Rôle possible des connexions TNT entre les CSG dans la résistance et la progression des tumeurs
Pour étudier ces mécanismes, les chercheurs ont utilisé des cellules souches de glioblastome (CSG) de plusieurs patients et de différentes zones tumorales. En associant microscopie à fluorescence et TM, ils ont observé les connexions TNT entre des CSG cultivées dans des organoïdes tumoraux tridimensionnels. Ils ont également démontré leur impressionnante capacité de transport, notamment des mitochondries. Les mitochondries sont des organites liés à double membrane qui contrôlent la vie et la mort cellulaires de par leur rôle de « centrale énergétique » des cellules. La capacité des TNT à transmettre cette source d’énergie peut donc être à l’origine d’une poussée pro-tumorale dans plusieurs formes de cancer. Les chercheurs ont remarqué que la communication basée sur les TNT était très résistante à la radiothérapie. La présence de TNT pourrait donc profiter aux cellules cancéreuses, les rendant plus agressives ou moins vulnérables au stress cellulaire induit par les traitements.

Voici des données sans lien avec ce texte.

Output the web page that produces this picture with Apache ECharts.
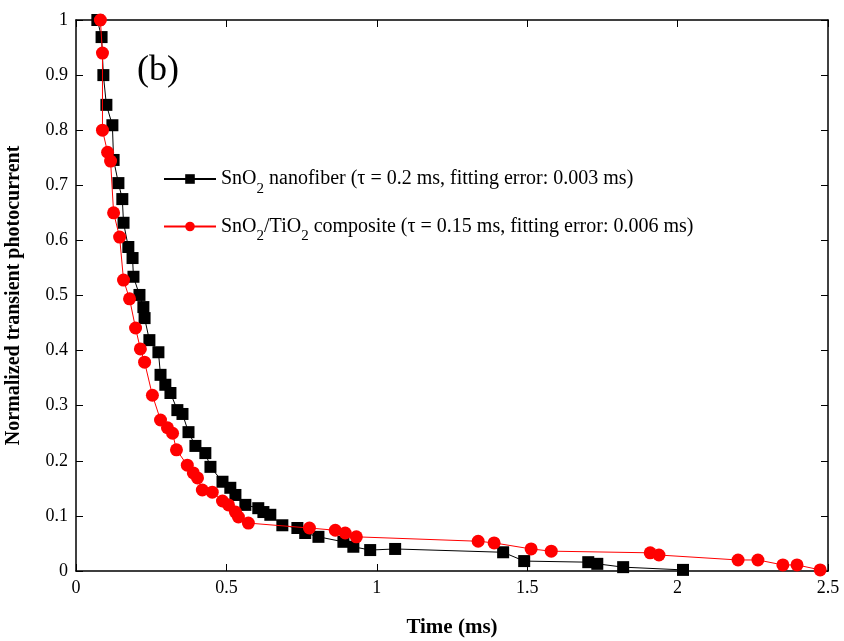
<!DOCTYPE html>
<html><head><meta charset="utf-8">
<script src="https://cdn.jsdelivr.net/npm/echarts@6/dist/echarts.min.js"></script>
<style>html,body{margin:0;padding:0;background:#fff}#c{width:844px;height:641px}</style>
</head><body><div id="c"></div>
<script>
const nanofiberX = [0.071,0.085,0.091,0.101,0.121,0.125,0.141,0.154,0.158,0.174,0.188,0.191,0.211,0.224,0.228,0.244,0.274,0.281,0.297,0.314,0.337,0.354,0.374,0.397,0.430,0.447,0.487,0.513,0.530,0.563,0.606,0.623,0.646,0.686,0.736,0.762,0.806,0.889,0.922,0.978,1.061,1.420,1.490,1.703,1.733,1.819,2.018];
const nanofiberY = [1.000,0.969,0.900,0.846,0.809,0.746,0.704,0.675,0.632,0.588,0.568,0.534,0.501,0.479,0.459,0.419,0.397,0.356,0.338,0.323,0.292,0.285,0.252,0.227,0.214,0.189,0.162,0.151,0.138,0.120,0.114,0.107,0.102,0.083,0.078,0.069,0.062,0.053,0.044,0.038,0.040,0.034,0.018,0.016,0.013,0.007,0.002];
const compositeX = [0.081,0.088,0.088,0.105,0.115,0.125,0.145,0.158,0.178,0.198,0.214,0.228,0.254,0.281,0.304,0.321,0.334,0.370,0.390,0.404,0.420,0.453,0.487,0.507,0.530,0.540,0.573,0.776,0.862,0.895,0.932,1.337,1.390,1.513,1.580,1.909,1.938,2.201,2.267,2.350,2.397,2.474];
const compositeY = [1.000,0.940,0.800,0.760,0.744,0.650,0.606,0.528,0.494,0.441,0.403,0.379,0.319,0.274,0.260,0.250,0.220,0.192,0.178,0.169,0.147,0.143,0.127,0.120,0.107,0.098,0.087,0.078,0.074,0.069,0.062,0.054,0.051,0.040,0.036,0.033,0.029,0.020,0.020,0.011,0.011,0.002];
const seriesNames = ['SnO2 nanofiber','SnO2/TiO2 composite'];
const legendTexts = {
  'SnO2 nanofiber': 'SnO{sub|2} nanofiber (\u03c4 = 0.2 ms, fitting error: 0.003 ms)',
  'SnO2/TiO2 composite': 'SnO{sub|2}/TiO{sub|2} composite (\u03c4 = 0.15 ms, fitting error: 0.006 ms)'
};
const xTicks = [0,0.5,1,1.5,2,2.5];
const yTicks = [0,0.1,0.2,0.3,0.4,0.5,0.6,0.7,0.8,0.9,1];

const zip = (a,b)=>a.map((v,i)=>[v,b[i]]);
const FONT = '"Liberation Serif", "DejaVu Serif", serif';
const fmt = v => (Math.round(v*10)/10).toString();

const chart = echarts.init(document.getElementById('c'), null, {renderer:'canvas'});
const axisCommon = {
  axisLine:{show:true,onZero:false,lineStyle:{color:'#000',width:1.5}},
  axisTick:{show:true,inside:true,length:7,lineStyle:{color:'#000',width:1}},
  splitLine:{show:false}
};
chart.setOption({
  animation:false,
  backgroundColor:'#fff',
  grid:{left:76,right:16,top:20,bottom:70,containLabel:false,outerBoundsMode:'none'},
  xAxis:[
    Object.assign({type:'value',min:0,max:2.5,interval:0.5,position:'bottom',
      name:'Time (ms)',nameLocation:'middle',nameGap:46,
      nameTextStyle:{fontFamily:FONT,fontSize:21,fontWeight:'bold',color:'#000'},
      axisLabel:{fontFamily:FONT,fontSize:18,color:'#000',margin:8,formatter:fmt,showMaxLabel:true}},axisCommon),
    Object.assign({type:'value',min:0,max:2.5,interval:0.5,position:'top',axisLabel:{show:false}},axisCommon)
  ],
  yAxis:[
    Object.assign({type:'value',min:0,max:1,interval:0.1,position:'left',
      name:'Normalized transient photocurrent',nameLocation:'middle',nameGap:52,
      nameTextStyle:{fontFamily:FONT,fontSize:20,fontWeight:'bold',color:'#000'},
      axisLabel:{fontFamily:FONT,fontSize:18,color:'#000',margin:8,formatter:fmt}},axisCommon),
    Object.assign({type:'value',min:0,max:1,interval:0.1,position:'right',axisLabel:{show:false}},axisCommon)
  ],
  legend:{
    orient:'vertical',left:158,top:164,itemGap:20,itemWidth:52,itemHeight:12,
    data:seriesNames,
    formatter:name=>legendTexts[name],
    textStyle:{fontFamily:FONT,fontSize:20,color:'#000',
      rich:{sub:{fontFamily:FONT,fontSize:15,color:'#000',verticalAlign:'bottom',padding:[20,0,0,0]}}}
  },
  graphic:[{type:'text',left:137,top:53,style:{text:'(b)',font:'36px "Liberation Serif", serif',fill:'#000'}}],
  series:[
    {name:seriesNames[0],type:'line',data:zip(nanofiberX,nanofiberY),symbol:'rect',symbolSize:12,
      itemStyle:{color:'#000'},lineStyle:{color:'#000',width:1},z:3},
    {name:seriesNames[1],type:'line',data:zip(compositeX,compositeY),symbol:'circle',symbolSize:13,
      itemStyle:{color:'#ff0000'},lineStyle:{color:'#ff0000',width:1},z:4}
  ]
});
</script></body></html>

Structures de type TNT et extensions de type TM dans un organoïde tumoral de CSG
Les organoïdes tumoraux constituent une méthode de culture tridimensionnelle ad hoc, qui permet une croissance cellulaire à long terme tout en préservant l’identité des cellules souches et en reconstituant, dans une certaine mesure, l’hétérogénéité morphologique et phénotypique de la tumeur d’origine. Image à fluorescence représentative d’un organoïde tumoral de CSG après 23 jours de culture, coloré pour l’anti-tubuline alpha (microtubules, blanc) et la phalloïdine (actine, rouge). Différents types de connexions sont présents et coexistent à l’intérieur de l’organoïde. Copyright : Institut Pasteur/Chiara Zurzolo
Ces données montrent pour la première fois dans des organoïdes de tumeurs de patients que les TNT participent à la formation du réseau tumoral du GBM servant au transfert de cargaisons, ce qui pourrait favoriser la progression des tumeurs et la résistance au traitement. Par ailleurs, la communication basée sur les TNT pouvant être altérée par les médicaments, les TNT pourraient constituer une cible thérapeutique majeure.

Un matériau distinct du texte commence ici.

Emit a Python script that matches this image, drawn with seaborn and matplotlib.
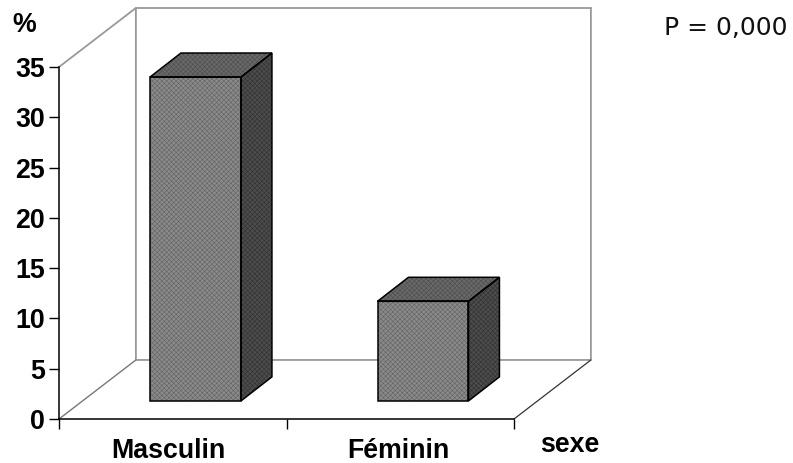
import seaborn as sns
import matplotlib.pyplot as plt
from matplotlib.patches import Polygon

sexe = ["Masculin", "Féminin"]
pourcent = [32.2, 9.9]
y_ticks = [0, 5, 10, 15, 20, 25, 30, 35]

# offsets of the fake 3D box, in data units
floor_y = 1.8
shift_x = 0.1
bar_dx, bar_dy = 0.136, 2.39
wall_dx, wall_dy = 0.338, 5.87

sns.set_style("white")
plt.rcParams["font.family"] = ["Liberation Sans", "DejaVu Sans"]
plt.rcParams["hatch.linewidth"] = 0.35

fig = plt.figure(figsize=(7.93, 4.63), dpi=100)
ax = fig.add_axes([59 / 793, 44 / 463, 455 / 793, 352 / 463])

sns.barplot(x=sexe, y=pourcent, bottom=floor_y, width=0.4, color="#8a8a8a",
            saturation=1, linewidth=0, ax=ax, zorder=3)
ax.set_xlim(-0.5, 1.5)
ax.set_ylim(0, 35)

# back wall and floor
x0, x1 = -0.5, 1.5
gray = "#999999"
ax.plot([x0, x0 + wall_dx, x0 + wall_dx, x1 + wall_dx, x1 + wall_dx],
        [35, 35 + wall_dy, wall_dy, wall_dy, 35 + wall_dy],
        color=gray, lw=1.3, clip_on=False, zorder=1)
ax.plot([x0 + wall_dx, x1 + wall_dx], [35 + wall_dy, 35 + wall_dy],
        color=gray, lw=1.3, clip_on=False, zorder=1)
ax.plot([x0, x0 + wall_dx], [0, wall_dy], color="#777777", lw=1, clip_on=False, zorder=1)
ax.plot([x1, x1 + wall_dx], [0, wall_dy], color="#333333", lw=0.9, clip_on=False, zorder=1)

# move bars back on the floor and add top and side faces
for bar in list(ax.patches):
    bar.set_x(bar.get_x() + shift_x)
    x = bar.get_x()
    w = bar.get_width()
    b = bar.get_y()
    t = b + bar.get_height()
    bar.set_edgecolor("#5e5e5e")
    bar.set_hatch("xxxxxxx")
    top = [(x, t), (x + bar_dx, t + bar_dy), (x + w + bar_dx, t + bar_dy), (x + w, t)]
    side = [(x + w, b), (x + w + bar_dx, b + bar_dy), (x + w + bar_dx, t + bar_dy), (x + w, t)]
    ax.add_patch(Polygon(top, fc="#686868", ec="#4a4a4a", hatch="xxxxxxx", lw=0,
                         clip_on=False, zorder=3))
    ax.add_patch(Polygon(side, fc="#4c4c4c", ec="#2e2e2e", hatch="xxxxxxx", lw=0,
                         clip_on=False, zorder=3))
    front = [(x, b), (x, t), (x + w, t), (x + w, b)]
    for face in (front, top, side):
        ax.add_patch(Polygon(face, fill=False, ec="black", lw=1.1, clip_on=False, zorder=4))

for side_name in ["top", "right"]:
    ax.spines[side_name].set_visible(False)
for side_name in ["left", "bottom"]:
    ax.spines[side_name].set_color("black")
    ax.spines[side_name].set_linewidth(1.1)

ax.set_yticks(y_ticks)
ax.set_yticklabels(y_ticks, fontsize=19.3, fontweight="bold", color="black")
ax.set_xticks([-0.02, 0.99])
ax.set_xticklabels(sexe, fontsize=19.3, fontweight="bold", color="black")
ax.set_xticks([-0.5, 0.5, 1.5], minor=True)
ax.tick_params(axis="x", which="major", length=0, pad=14)
ax.tick_params(axis="x", which="minor", length=7, width=1, color="black", bottom=True)
ax.tick_params(axis="y", length=7, width=1, color="black", pad=3, left=True)
ax.grid(False)
ax.set_xlabel("")

fig.text(24.5 / 793, 1 - 32 / 463, "%", fontsize=19.3, fontweight="bold", color="black",
         ha="center", va="baseline")
fig.text(569.5 / 793, 1 - 452 / 463, "sexe", fontsize=19.3, fontweight="bold", color="black",
         ha="center", va="baseline")
fig.text(725.5 / 793, 1 - 35 / 463, "P = 0,000", fontsize=18, family="DejaVu Sans",
         color="#111111", ha="center", va="baseline")

fig.savefig("out.png", dpi=100)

Ce travail a pu être mené grâce au legs de Mme Marguerite Michel.
Source
Patient-derived glioblastoma stem cells transfer mitochondria through tunneling nanotubes in tumor organoids, biochemical journal, 8 Janvier 2021
Giulia Pinto1,2,*, Inés Saenz-de-Santa-Maria1,*, Patricia Chastagner1, Emeline Perthame3, Caroline Delmas4, Christine Toulas4, Elizabeth Moyal-Jonathan-Cohen4, Christel Brou1,* and Chiara Zurzolo1,*
1Unité de Trafic Membranaire et Pathogenèse, Institut Pasteur, UMR3691 CNRS, 28 rue du Docteur Roux, F-75015 Paris, France;
2Sorbonne Université, ED394 — Physiologie, Physiopathologie et Thérapeutique, F-75005 Paris, France;
3Hub de Bioinformatique et Biostatistique — Département Biologie Computationnelle, Institut Pasteur, USR 3756 CNRS, F-75015 Paris, France;
4Cancer Research Center of Toulouse (CRCT), Institut National de la Santé et de la Recherche Médicale (INSERM), UMR 1037, Institut Claudius Regaud, Université Toulouse III Paul Sabatier, Toulouse F-31000, France
*Ces auteurs ont contribué de manière équivalente à ce travail.
Cette étude entre dans le cadre de l’initiative Cancer du plan stratégique 2019-2023 de l’Institut Pasteur.